**TO BE DONE**
For each line in the data below that holds "Output", return a copy.

**SUPPLIED DATA**
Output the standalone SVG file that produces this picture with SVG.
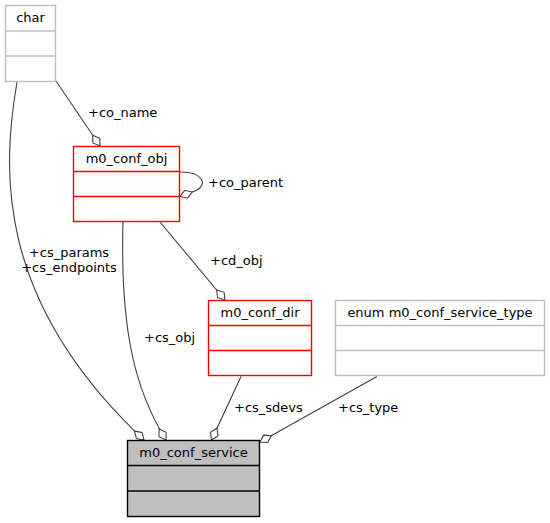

--

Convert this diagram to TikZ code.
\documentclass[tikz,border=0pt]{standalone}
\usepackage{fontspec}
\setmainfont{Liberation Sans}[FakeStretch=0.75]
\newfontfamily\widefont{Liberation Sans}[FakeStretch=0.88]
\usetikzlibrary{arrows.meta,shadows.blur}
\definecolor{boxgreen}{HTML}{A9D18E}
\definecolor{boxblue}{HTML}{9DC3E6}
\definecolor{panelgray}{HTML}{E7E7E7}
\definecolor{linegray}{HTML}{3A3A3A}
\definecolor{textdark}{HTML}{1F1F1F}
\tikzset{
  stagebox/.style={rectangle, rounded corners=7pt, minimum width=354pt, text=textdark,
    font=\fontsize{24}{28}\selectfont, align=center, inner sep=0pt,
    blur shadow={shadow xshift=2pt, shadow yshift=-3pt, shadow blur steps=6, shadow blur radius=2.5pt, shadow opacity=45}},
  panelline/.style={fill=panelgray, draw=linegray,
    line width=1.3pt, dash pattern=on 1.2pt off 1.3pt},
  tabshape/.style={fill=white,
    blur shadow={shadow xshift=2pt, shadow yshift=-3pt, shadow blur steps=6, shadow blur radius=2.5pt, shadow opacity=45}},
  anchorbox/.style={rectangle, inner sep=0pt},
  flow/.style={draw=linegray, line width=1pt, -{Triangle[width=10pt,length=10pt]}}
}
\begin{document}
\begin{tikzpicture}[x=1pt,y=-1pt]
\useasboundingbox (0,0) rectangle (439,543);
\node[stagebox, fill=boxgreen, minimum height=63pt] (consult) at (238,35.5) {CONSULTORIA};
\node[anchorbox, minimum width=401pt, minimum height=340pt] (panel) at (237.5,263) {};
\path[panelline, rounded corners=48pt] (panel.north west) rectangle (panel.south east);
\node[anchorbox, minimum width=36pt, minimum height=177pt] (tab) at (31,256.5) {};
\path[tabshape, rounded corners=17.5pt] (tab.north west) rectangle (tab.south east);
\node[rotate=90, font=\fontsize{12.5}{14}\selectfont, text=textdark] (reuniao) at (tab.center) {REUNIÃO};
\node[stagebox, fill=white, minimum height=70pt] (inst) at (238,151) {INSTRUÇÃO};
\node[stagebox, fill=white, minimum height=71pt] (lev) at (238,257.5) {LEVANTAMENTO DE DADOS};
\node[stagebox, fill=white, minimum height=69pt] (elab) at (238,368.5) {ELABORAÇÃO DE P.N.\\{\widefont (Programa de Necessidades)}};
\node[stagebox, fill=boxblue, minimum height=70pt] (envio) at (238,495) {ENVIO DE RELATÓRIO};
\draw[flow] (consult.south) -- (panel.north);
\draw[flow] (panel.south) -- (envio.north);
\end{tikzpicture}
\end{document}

==

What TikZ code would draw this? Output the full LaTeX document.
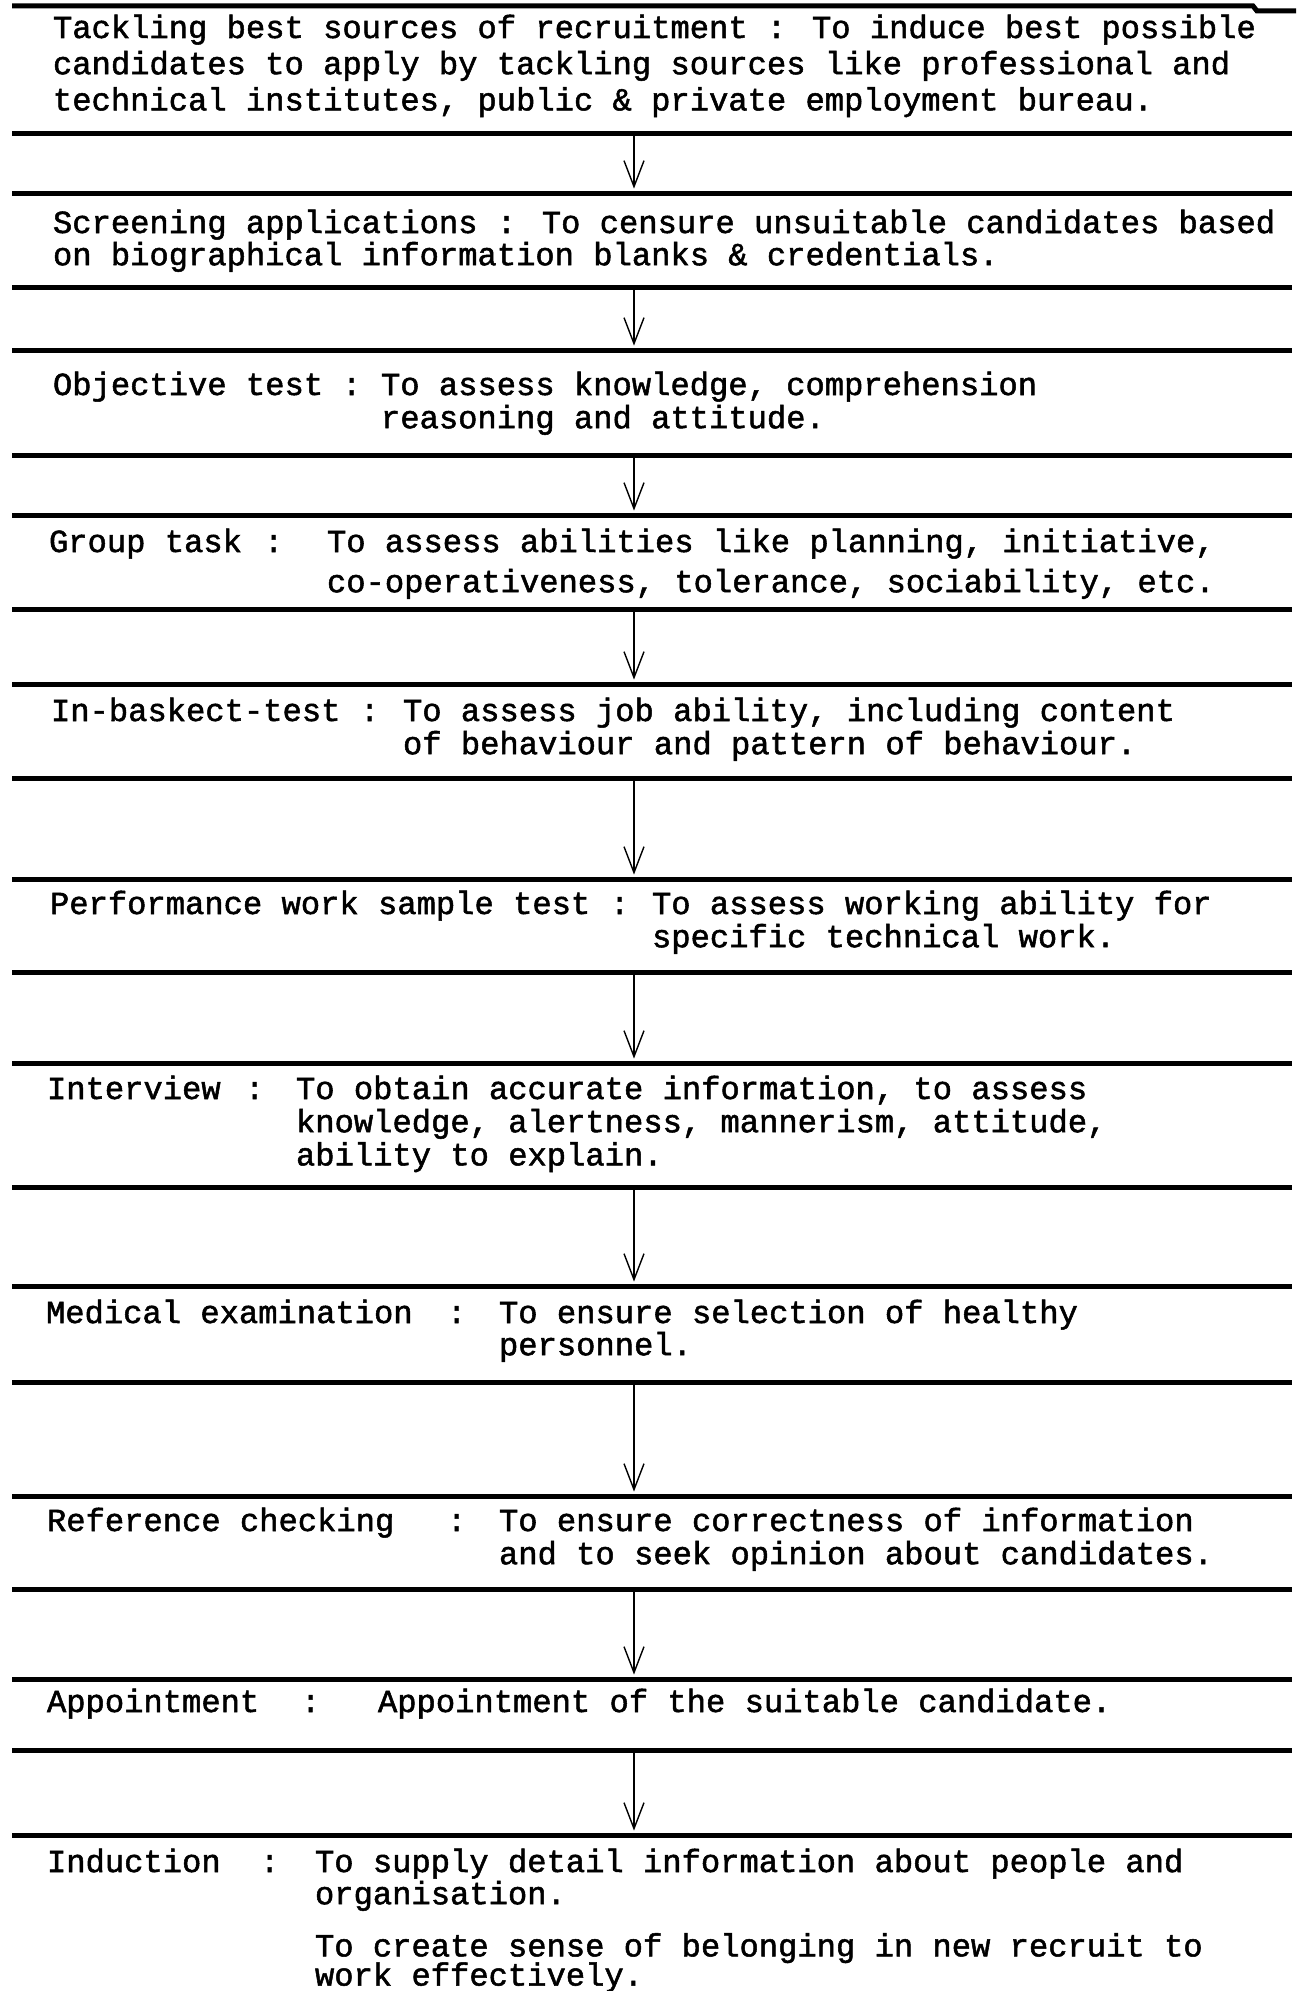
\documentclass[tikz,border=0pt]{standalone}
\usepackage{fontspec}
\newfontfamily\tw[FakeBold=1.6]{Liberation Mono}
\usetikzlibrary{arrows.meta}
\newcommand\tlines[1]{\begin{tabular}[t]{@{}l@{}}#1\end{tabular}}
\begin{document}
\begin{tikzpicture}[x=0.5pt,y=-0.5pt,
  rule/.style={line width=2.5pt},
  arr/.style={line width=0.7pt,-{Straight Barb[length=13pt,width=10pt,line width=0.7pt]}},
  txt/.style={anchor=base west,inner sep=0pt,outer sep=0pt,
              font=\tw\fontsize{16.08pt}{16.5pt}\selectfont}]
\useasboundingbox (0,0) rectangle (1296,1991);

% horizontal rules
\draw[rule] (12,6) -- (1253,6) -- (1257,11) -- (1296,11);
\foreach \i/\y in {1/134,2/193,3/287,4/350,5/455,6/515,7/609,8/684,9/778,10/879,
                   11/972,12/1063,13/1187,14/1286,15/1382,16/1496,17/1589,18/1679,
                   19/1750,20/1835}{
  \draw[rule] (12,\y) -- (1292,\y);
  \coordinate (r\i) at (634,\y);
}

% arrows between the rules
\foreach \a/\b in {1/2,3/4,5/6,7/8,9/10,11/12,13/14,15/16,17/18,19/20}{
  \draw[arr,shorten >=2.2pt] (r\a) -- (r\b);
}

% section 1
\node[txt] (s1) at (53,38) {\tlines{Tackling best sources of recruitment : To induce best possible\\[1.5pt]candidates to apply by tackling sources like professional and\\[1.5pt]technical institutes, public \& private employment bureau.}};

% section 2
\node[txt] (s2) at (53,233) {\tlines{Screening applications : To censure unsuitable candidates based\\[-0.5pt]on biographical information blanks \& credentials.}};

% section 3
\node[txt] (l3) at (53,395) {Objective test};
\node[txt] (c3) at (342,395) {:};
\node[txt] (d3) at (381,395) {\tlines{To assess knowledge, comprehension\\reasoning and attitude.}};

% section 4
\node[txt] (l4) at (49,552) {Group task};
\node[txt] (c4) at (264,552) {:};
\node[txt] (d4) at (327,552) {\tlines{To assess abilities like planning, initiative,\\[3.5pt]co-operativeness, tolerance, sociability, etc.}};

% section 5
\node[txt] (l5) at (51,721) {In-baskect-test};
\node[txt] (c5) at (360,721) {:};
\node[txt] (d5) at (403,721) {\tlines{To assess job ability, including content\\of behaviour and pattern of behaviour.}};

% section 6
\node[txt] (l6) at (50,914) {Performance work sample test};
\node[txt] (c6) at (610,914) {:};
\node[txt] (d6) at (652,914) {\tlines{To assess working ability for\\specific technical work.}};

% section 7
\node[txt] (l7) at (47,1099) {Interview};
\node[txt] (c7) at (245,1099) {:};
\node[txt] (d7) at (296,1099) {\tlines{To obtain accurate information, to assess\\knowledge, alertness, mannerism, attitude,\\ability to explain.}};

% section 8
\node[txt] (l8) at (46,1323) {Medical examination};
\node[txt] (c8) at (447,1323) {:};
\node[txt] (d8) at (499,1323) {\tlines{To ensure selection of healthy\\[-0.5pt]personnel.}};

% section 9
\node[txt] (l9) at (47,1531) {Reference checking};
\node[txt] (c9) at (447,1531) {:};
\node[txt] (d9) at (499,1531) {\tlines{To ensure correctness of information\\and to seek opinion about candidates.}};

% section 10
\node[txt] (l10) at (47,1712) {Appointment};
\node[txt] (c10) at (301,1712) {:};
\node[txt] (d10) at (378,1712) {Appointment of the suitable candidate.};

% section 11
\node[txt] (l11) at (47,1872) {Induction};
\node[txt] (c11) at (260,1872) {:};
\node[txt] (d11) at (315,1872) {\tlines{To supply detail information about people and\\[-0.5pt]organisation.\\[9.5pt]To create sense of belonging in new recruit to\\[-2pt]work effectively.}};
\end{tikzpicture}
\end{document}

**REPLY TO THE TASK**
Output the standalone SVG file that produces this picture with SVG.
What TikZ code would draw this? Output the full LaTeX document.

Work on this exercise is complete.